For all its crappy faults, rusty chassis and damage to my street cred, my old Metro had this aspect spot on. Lowest position for Off, the next two positions were On and Fast respectively. Pull it forward for a single manual sweep, push it back one notch to switch the rear wiper on, push it back a bit further on the sprung mechanism to squirt the rear, or hit the button on the end of the stalk to squirt the front windscreen. Nothing assumed; nothing enforced; everything that is needed for perfect control over any weather system without the computer or designers deciding on my behalf under what conditions I can drive my car. It’s logical, it’s clean, it’s predictable, and second nature.
It seems that the Peugeot engineers were so excited when the invention of the rain sensor came along that they forgot about design and instead put all their trust in this (flawed) technology, delivering a second rate driving experience in the process.

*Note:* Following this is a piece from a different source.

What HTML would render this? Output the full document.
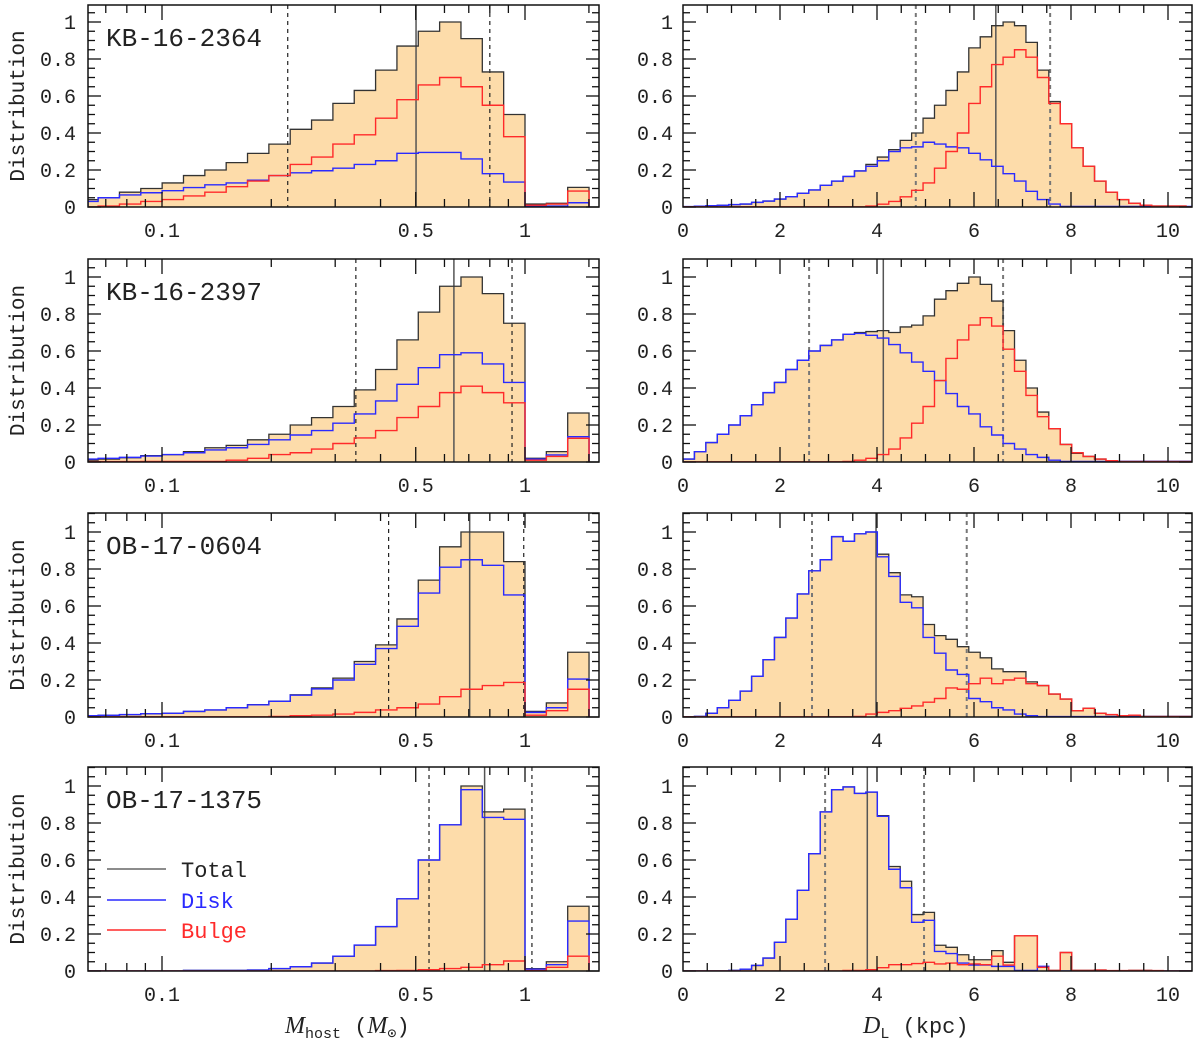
<!DOCTYPE html>
<html><head><meta charset="utf-8">
<style>
html,body{margin:0;padding:0;background:#fff;}
svg{display:block;}
text{font-family:"Liberation Mono","DejaVu Sans Mono",monospace;fill:#222;}
</style></head>
<body>
<svg id="fig" width="1200" height="1045" viewBox="0 0 1200 1045" xmlns="http://www.w3.org/2000/svg"></svg>
<script>
// ---------- data ----------
const eventNames = ["KB-16-2364","KB-16-2397","OB-17-0604","OB-17-1375"];
const massTotal = [
 [0.04,0.05,0.08,0.10,0.13,0.17,0.20,0.24,0.29,0.34,0.42,0.47,0.56,0.63,0.74,0.87,0.95,1.0,0.91,0.73,0.50,0.016,0.02,0.106],
 [0.01,0.016,0.023,0.034,0.04,0.056,0.077,0.09,0.12,0.15,0.2,0.24,0.30,0.39,0.50,0.66,0.81,0.95,1.0,0.91,0.75,0.02,0.056,0.265],
 [0.007,0.009,0.013,0.018,0.02,0.03,0.038,0.05,0.067,0.086,0.12,0.157,0.21,0.30,0.39,0.53,0.74,0.92,1.0,1.0,0.84,0.03,0.076,0.35],
 [0,0,0,0,0,0.003,0.003,0.003,0.005,0.013,0.023,0.043,0.08,0.14,0.24,0.39,0.60,0.79,1.0,0.86,0.875,0.013,0.05,0.35]];
const massDisk = [
 [0.03,0.05,0.065,0.077,0.088,0.105,0.12,0.13,0.145,0.17,0.185,0.196,0.21,0.23,0.25,0.29,0.295,0.295,0.26,0.18,0.135,0.005,0.005,0.023],
 [0.016,0.02,0.025,0.032,0.04,0.05,0.065,0.077,0.095,0.12,0.146,0.17,0.21,0.26,0.33,0.42,0.51,0.58,0.59,0.53,0.43,0.016,0.038,0.137],
 [0.007,0.009,0.013,0.018,0.02,0.03,0.038,0.05,0.066,0.085,0.118,0.152,0.20,0.285,0.37,0.49,0.67,0.81,0.85,0.82,0.66,0.025,0.05,0.205],
 [0,0,0,0,0,0.003,0.003,0.003,0.005,0.013,0.023,0.043,0.08,0.14,0.24,0.39,0.60,0.79,0.98,0.83,0.82,0.01,0.034,0.27]];
const massBulge = [
 [0.0,0.005,0.016,0.03,0.04,0.06,0.08,0.11,0.14,0.17,0.23,0.27,0.34,0.39,0.48,0.58,0.66,0.70,0.65,0.55,0.38,0.01,0.016,0.086],
 [0.002,0.002,0.002,0.003,0.003,0.003,0.003,0.01,0.02,0.04,0.05,0.07,0.10,0.13,0.17,0.24,0.30,0.375,0.41,0.375,0.32,0.01,0.03,0.128],
 [0.001,0.001,0.001,0.001,0.001,0.001,0.001,0.001,0.001,0.003,0.007,0.01,0.016,0.025,0.038,0.05,0.07,0.11,0.15,0.17,0.187,0.01,0.034,0.15],
 [0,0,0,0,0,0,0,0,0,0,0,0,0,0,0.002,0.003,0.007,0.013,0.02,0.034,0.054,0.002,0.02,0.08]];
const distTotal = [
 [0.002,0.004,0.007,0.009,0.013,0.016,0.025,0.032,0.043,0.056,0.074,0.092,0.117,0.14,0.165,0.195,0.23,0.27,0.31,0.36,0.40,0.48,0.55,0.63,0.73,0.86,0.92,0.98,1.0,0.98,0.89,0.74,0.57,0.45,0.32,0.22,0.14,0.08,0.04,0.02,0.01,0.005,0.005,0.005,0],
 [0.016,0.056,0.105,0.15,0.2,0.25,0.31,0.375,0.43,0.50,0.55,0.60,0.63,0.66,0.69,0.70,0.705,0.71,0.70,0.73,0.74,0.79,0.88,0.926,0.966,1.0,0.96,0.87,0.71,0.55,0.40,0.27,0.18,0.095,0.047,0.03,0.016,0.007,0.003,0.003,0.003,0.003,0.003,0.003,0.003],
 [0,0.003,0.02,0.05,0.09,0.14,0.22,0.31,0.43,0.535,0.665,0.79,0.85,0.975,0.95,0.99,1.0,0.88,0.78,0.66,0.65,0.50,0.44,0.42,0.38,0.35,0.32,0.26,0.245,0.245,0.19,0.17,0.124,0.097,0.034,0.047,0.02,0.013,0.007,0.01,0.003,0.003,0.003,0.003,0.003],
 [0,0,0,0,0.003,0.01,0.03,0.07,0.155,0.28,0.436,0.634,0.86,0.98,0.995,0.96,0.967,0.84,0.565,0.485,0.305,0.317,0.139,0.128,0.088,0.061,0.061,0.11,0.047,0.19,0.19,0.02,0.003,0.10,0.003,0.003,0.005,0.002,0.002,0.003,0.003,0.002,0,0,0]];
const distDisk = [
 [0.002,0.004,0.007,0.009,0.013,0.016,0.025,0.032,0.043,0.056,0.074,0.092,0.117,0.14,0.165,0.195,0.22,0.25,0.30,0.32,0.325,0.35,0.34,0.325,0.32,0.29,0.255,0.22,0.18,0.14,0.085,0.04,0.016,0.003,0.003,0.003,0.003,0.003,0.003,0.003,0.003,0.003,0.003,0.003,0.003],
 [0.016,0.056,0.105,0.15,0.2,0.25,0.31,0.375,0.43,0.50,0.55,0.60,0.63,0.66,0.69,0.695,0.685,0.67,0.635,0.59,0.54,0.49,0.44,0.37,0.30,0.26,0.19,0.146,0.10,0.07,0.04,0.025,0.01,0.003,0.003,0.003,0.003,0.003,0.003,0.003,0.003,0.003,0.003,0.003,0.003],
 [0,0.003,0.02,0.05,0.09,0.14,0.22,0.31,0.43,0.535,0.665,0.79,0.85,0.975,0.95,0.99,1.0,0.866,0.76,0.62,0.59,0.43,0.345,0.254,0.23,0.10,0.083,0.05,0.038,0.016,0.007,0.002,0.002,0.002,0.002,0.002,0.002,0.002,0.002,0.002,0.002,0.002,0.002,0.002,0.002],
 [0,0,0,0,0.003,0.01,0.03,0.07,0.155,0.28,0.436,0.634,0.86,0.98,0.995,0.96,0.967,0.836,0.55,0.45,0.263,0.274,0.106,0.094,0.043,0.032,0.032,0.025,0.025,0.003,0.003,0.025,0,0,0,0,0,0,0,0,0,0,0,0,0]];
const distBulge = [
 [0.001,0.001,0.001,0.001,0.001,0.001,0.001,0.001,0.001,0.001,0.001,0.001,0.001,0.001,0.001,0.001,0.005,0.015,0.03,0.055,0.09,0.13,0.21,0.30,0.40,0.56,0.65,0.77,0.81,0.85,0.81,0.70,0.56,0.45,0.32,0.22,0.14,0.08,0.04,0.02,0.01,0.005,0.005,0.005,0],
 [0.001,0.001,0.001,0.001,0.001,0.001,0.001,0.001,0.001,0.001,0.001,0.001,0.001,0.001,0.003,0.01,0.02,0.04,0.07,0.13,0.21,0.30,0.44,0.56,0.66,0.74,0.78,0.735,0.61,0.49,0.36,0.245,0.18,0.095,0.05,0.03,0.016,0.007,0.002,0.002,0.002,0.002,0.002,0.002,0.002],
 [0.001,0.001,0.001,0.001,0.001,0.001,0.001,0.001,0.001,0.001,0.001,0.001,0.001,0.001,0.001,0.003,0.016,0.025,0.034,0.047,0.06,0.08,0.10,0.157,0.15,0.18,0.21,0.18,0.2,0.21,0.18,0.17,0.124,0.097,0.034,0.047,0.02,0.013,0.007,0.01,0.002,0.002,0.002,0.002,0.002],
 [0,0,0,0,0,0,0,0,0,0,0,0,0,0,0.003,0.003,0.007,0.018,0.034,0.034,0.04,0.047,0.038,0.043,0.034,0.038,0.034,0.08,0.032,0.19,0.19,0.02,0.003,0.10,0.003,0.003,0.005,0.002,0.002,0.003,0.003,0.002,0,0,0]];
const massLow = [0.222,0.342,0.421,0.544];
const massMed = [0.501,0.637,0.704,0.774];
const massHigh = [0.80,0.921,0.992,1.045];
const distLow = [4.8,2.6,2.66,2.93];
const distMed = [6.45,4.13,3.98,3.80];
const distHigh = [7.57,6.6,5.85,4.97];
const yTickLabels = ["0","0.2","0.4","0.6","0.8","1"];
const massTickLabels = ["0.1","0.5","1"];
const distTickLabels = ["0","2","4","6","8","10"];

// ---------- layout ----------
const NS="http://www.w3.org/2000/svg";
const svg=document.getElementById('fig');
const LX0=88,LX1=599,RX0=683,RX1=1192;
const tops=[5,259,513,767], bots=[207,462,717,971];
const Y_UNIT=185;
const logMin=-1.204;
const xM=m=>162+363*(Math.log10(m)+1);
const xMl=l=>162+363*(l+1);
const xD=d=>683+48.5*d;
const DBIN=0.2357;
const massEdges=[logMin];
for(let j=0;j<24;j++) massEdges.push(-1.176+0.0588*j);

function el(tag,attrs,parent){const e=document.createElementNS(NS,tag);for(const k in attrs)e.setAttribute(k,attrs[k]);(parent||svg).appendChild(e);return e;}

function stepPath(vals,xs,yf,bottom,closed){
  let d='M'+xs(0)+' '+bottom;
  for(let i=0;i<vals.length;i++){d+=' L'+xs(i)+' '+yf(vals[i])+' L'+xs(i+1)+' '+yf(vals[i]);}
  d+=' L'+xs(vals.length)+' '+bottom;
  if(closed)d+=' Z';
  return d;
}

for(let r=0;r<4;r++){
  const top=tops[r],bot=bots[r];
  const yf=v=>Math.max(top,bot-Y_UNIT*v);
  for(let side=0;side<2;side++){
    const x0=side?RX0:LX0,x1=side?RX1:LX1;
    const g=el('g',{});
    
    
    const clipId='clip'+r+side;
    const cp=el('clipPath',{id:clipId},g);
    el('rect',{x:x0,y:top,width:x1-x0,height:bot-top},cp);
    const plot=el('g',{'clip-path':'url(#'+clipId+')'},g);
    let xs,tot,disk,bul,lo,md,hi,xv;
    if(!side){
      xs=i=>xMl(massEdges[i]);
      tot=massTotal[r];disk=massDisk[r];bul=massBulge[r];
      xv=xM;lo=massLow[r];md=massMed[r];hi=massHigh[r];
    } else {
      xs=i=>xD(i*DBIN);
      tot=distTotal[r];disk=distDisk[r];bul=distBulge[r];
      xv=xD;lo=distLow[r];md=distMed[r];hi=distHigh[r];
    }
    const fill=el('path',{d:stepPath(tot,xs,yf,bot,true),fill:'#fddcaa',stroke:'none'},plot);
    
    
    const ld=el('line',{x1:xv(lo),x2:xv(lo),y1:top,y2:bot,stroke:side?'#777':'#222','stroke-width':side?2:1.2,'stroke-dasharray':'4 4'},plot);
    
    
    const lh=el('line',{x1:xv(hi),x2:xv(hi),y1:top,y2:bot,stroke:side?'#777':'#222','stroke-width':side?2:1.2,'stroke-dasharray':'4 4'},plot);
    
    
    const lm=el('line',{x1:xv(md),x2:xv(md),y1:top,y2:bot,stroke:'#555','stroke-width':1.5},plot);
    
    
    const pt=el('path',{d:stepPath(tot,xs,yf,bot,false),fill:'none',stroke:'#333','stroke-width':1.3},plot);
    
    
    const pb=el('path',{d:stepPath(disk,xs,yf,bot,false),fill:'none',stroke:'#2a2aff','stroke-width':1.4},plot);
    
    
    const pr=el('path',{d:stepPath(bul,xs,yf,bot,false),fill:'none',stroke:'#ff2a2a','stroke-width':1.4},plot);
    
    
    const fr=el('rect',{x:x0,y:top,width:x1-x0,height:bot-top,fill:'none',stroke:'#111','stroke-width':1.5},g);
    
    
    for(let k=0;k*0.05<=(bot-top)/Y_UNIT+0.001;k++){
      const yy=bot-Y_UNIT*0.05*k; const major=k%4===0; const L=major?13:7;
      el('line',{x1:x0,x2:x0+L,y1:yy,y2:yy,stroke:'#111','stroke-width':1.3},g);
      el('line',{x1:x1,x2:x1-L,y1:yy,y2:yy,stroke:'#111','stroke-width':1.3},g);
    }
    yTickLabels.forEach((t,i)=>{
      const tx=el('text',{x:side?673:76,y:bot-Y_UNIT*0.2*i+7,'text-anchor':'end','font-size':20},g);
      tx.textContent=t;
      
      
    });
    let ticks=[];
    if(!side){
      [0.07,0.08,0.09,0.2,0.3,0.4,0.6,0.7,0.8,0.9,1.5].forEach(m=>ticks.push([xM(m),false]));
      [0.1,0.5,1].forEach(m=>ticks.push([xM(m),true]));
    } else {
      for(let k=1;k<=21;k++){ticks.push([xD(k*0.5),k%4===0]);}
    }
    ticks.forEach(([xx,major])=>{
      if(xx<=x0||xx>=x1)return; const L=major?15:8;
      el('line',{x1:xx,x2:xx,y1:top,y2:top+L,stroke:'#111','stroke-width':1.3},g);
      el('line',{x1:xx,x2:xx,y1:bot,y2:bot-L,stroke:'#111','stroke-width':1.3},g);
    });
    const labs=side?distTickLabels:massTickLabels;
    labs.forEach(t=>{
      const xx=side?xD(parseFloat(t)):xM(parseFloat(t));
      const tx=el('text',{x:xx,y:bot+30,'text-anchor':'middle','font-size':20},g);
      tx.textContent=t;
      
      
    });
    if(!side){
      const nm=el('text',{x:106,y:top+41,'font-size':26},g);
      nm.textContent=eventNames[r];
      
      
      const yl=el('text',{x:0,y:0,'font-size':21,'text-anchor':'middle',transform:'translate(24,'+((top+bot)/2)+') rotate(-90)'},g);
      yl.textContent='Distribution';
      
      
    }
  }
}
const legend=el('g',{});


[["Total","#666",869],["Disk","#2a2aff",900],["Bulge","#ff2a2a",930]].forEach(([t,c,yy])=>{
  const ln=el('line',{x1:107,x2:166,y1:yy,y2:yy,stroke:c,'stroke-width':1.5},legend);
  
  
  const tx=el('text',{x:181,y:yy+8,'font-size':22},legend);
  tx.setAttribute('style','fill:'+(c==="#666"?"#222":c));
  tx.textContent=t;
  
  
});
const xt1=el('text',{x:285,y:1033,'font-size':22});
xt1.innerHTML='<tspan font-family="Liberation Serif" font-style="italic" font-size="24">M</tspan><tspan font-size="15" dy="5">host</tspan><tspan dy="-5"> (</tspan><tspan font-family="Liberation Serif" font-style="italic" font-size="24">M</tspan><tspan font-size="15" dy="5">⊙</tspan><tspan dy="-5">)</tspan>';


const xt2=el('text',{x:863,y:1033,'font-size':22});
xt2.innerHTML='<tspan font-family="Liberation Serif" font-style="italic" font-size="24">D</tspan><tspan font-size="15" dy="5">L</tspan><tspan dy="-5"> (kpc)</tspan>';


</script>
</body></html>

When you shut off the engine too, it doesn’t retain the wiper setting despite its physical position. If it’s on Auto, I’d expect it to honour that regardless of whether I’ve started or stopped the engine. If it starts chucking it down I have to do the lever-down to 0, lever back up to Auto dance. Who thought that up?
Il neige
Wipers aren’t the only poor design choice. Take the multi-function display thingy on the dash that shows the date, time, temperature, radio station, CD track number, settings, etc. When nothing else is in use, it shows the date on the left and time on the right. When the CD player or radio is in use it shows the track or station info on the left, and time on the right. When you interact with the car in some way, the current task takes over the whole display while you are using it and when you’ve finished goes back to the previous setting. All perfectly reasonable and fairly good design.
But when it’s cold, the designers deemed this information more important than my choice over what I want to see on the display. Today, for example, it’s raining and a bit cold. 3°C the dash reports on the right of the display. Fair enough, thanks for that. So I press the button to clear it down. I see the time on the right, then the temperature comes back, flashing 3°C at me.
I think it’s supposed to be some kind of ice alert to warn me that I might crash any moment. But if it took a moment to let me be the judge of that fact instead of blinking incessantly at me, I might take more notice. It’s distracting at first, then I just ignore it. So if it drops suddenly from three to zero — a situation that might well be worth knowing about — I don’t find out unless I consciously look at the display. And if I ever need to know the time, I have to stretch out to press the fiddly button recessed under the moulded plastic overhang to display the information I want. Then it goes back to flashing the temperature at me, like I’ve forgotten in the last three seconds.
It’s stupid design. Fair enough, warn me. But if I choose to acknowledge that information, have the common decency to respect my decision until something changes enough for me to care about.
Tech is not God
Here are a few examples of other places where designers have tried to throw technology at an inherently human problem in the vain hope that it’ll improve things:
- Blind spot sensors: if you indicate to overtake and there’s something nearby, potentially in your blind spot, an audible alarm goes off in the car. Great, until you get used to it, and it either (inevitably) malfunctions one day or you climb into a car without it and stave into someone because you don’t look over your shoulder first, as you should do.
- Reversing cameras: put the car in reverse and a live feed comes up on the dash showing what’s behind you. Spot the obvious design error: the picture is in front of you. So, facing forward and looking at the console, you start to reverse out of your driveway and something sideswipes you from the road. Ridiculous design. The display should be behind you so, as you turn around during the manoeuvre, you can see what’s below your field of vision as well as being able to see all around you through the windows. I notice in some later models the lawyers have plastered a warning over the screen saying “don’t forget to look around you before reversing”. And if it needs a warning sign, it’s badly designed in the first place.
- Supermarket self-service checkouts: awful interfaces; confusing messages; slots and gauges where there shouldn’t be slots and gauges. It’s like interacting with a Terminator in an ill-fitting bunny suit. The fact the area needs to be constantly manned by staff to explain things and help people out when the stubborn machines start having a virtual tantrum is testament to the fact the software and hardware is not fit for purpose.
I could go on, but I’d be labouring the point. Bad design is everywhere and getting worse as technology marches onward without regard for how it is used. As it says in that article, good design is transparent, functional, logical, and predictable, among other things. If it’s designed well you don’t even need to think about it.
Designing great things is not a skill I possess, but I know who to ask for help. Over time, that then allows me to deliver tech that is truly fit for purpose and gives me a warm glow when other people use and like it.
Everyone needs a designer friend. And if you’re a designer, you need an engineer friend too. Both professions take heed: the world desperately needs you to work together.